Namun demikian tidak bisa dibenarkan apabila tidak dianggkat pemimpin disebabkan tak ada seorang muslimpun bersedia diangkat menjadi pemimpin. Karena hal ini akan menyebabkan kekacauan dan terhambatnya proses dakwah.

Apabila seorang muslim telah ditunjuk untuk menjadi pemimpin maka tidak dibenarkan baginya untuk menolak jabatan itu, kecuali dengan alasan yang bisa diterima syariat.

Dengan demikian menjadi tugas kita untuk mempersiapkan diri dan ummat menjadi kader-kader, agar bisa muncul dari generasi ini para pemimpin yang berkualitas tinggi. Sebagaimana Rasulullah telah mengkader pada sahabat sehingga telah muncul pula pemimpin-pemimpin tangguh seperti Abu Bakar Ash Shidiq, Umar bin Khathab,, Utsman bin ‘Affan, Ali bin Abu Thalib, Hudzaifah al Yamani dan sebagainya..

Selama tiga belas tahun berikutnya, di Madinah mulailah Rasulullah mencontohkan bagaimana caranya mewujudkan suatu masyarakat yang berlangsung dibawah bimbingan hidayah Allah.

Proses pangkaderan yang dilakukan Rasulullah benar-benar sukses. Terbukti setelah Rasulullah wafat, kepempinan tidak lantas berhenti. Perjalanan dakwah tidak menjadi mandek. Justru sebaliknya, para sahabat dengan penuh semangat dan ketangguhan tetap meneruskan misi kerasulan yakni dakwah Islam hingga tercapainya keadilan dan kemakmuran di atas bumi ini.

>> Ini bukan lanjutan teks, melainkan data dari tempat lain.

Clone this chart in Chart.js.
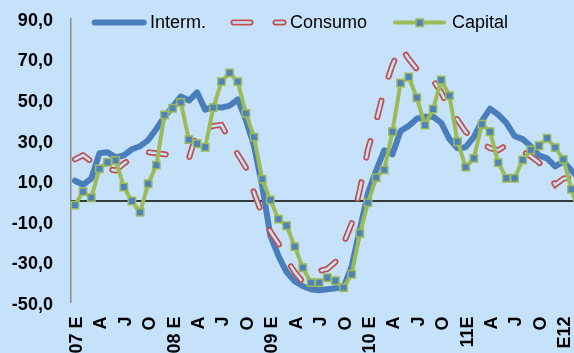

Mereka telah selamat dari penyakit figuritas dan mengkultuskan individu Rasulullah. Mereka tidak hanya bersemangat karena ada Rasul atau karena terdorong oleh kepiawaian seorang pemimpin belaka. Namun semua jalan, sebab semua hati telah hidup oleh tauhid, sudah terikat janji lewat syahadat.

Saatnya telah tiba bagi kita untuk membina diri kita. Kita jadikan aqidah Islam sebagai keyakinan kita dan Ridho Allah tujuan hidup kita. Kita selesaikan permasalahan hidup kita dengan cara yang telah diajarkan Islam. Kita wujudkan nilai-nilai Islam dalam perilaku keseharian kita.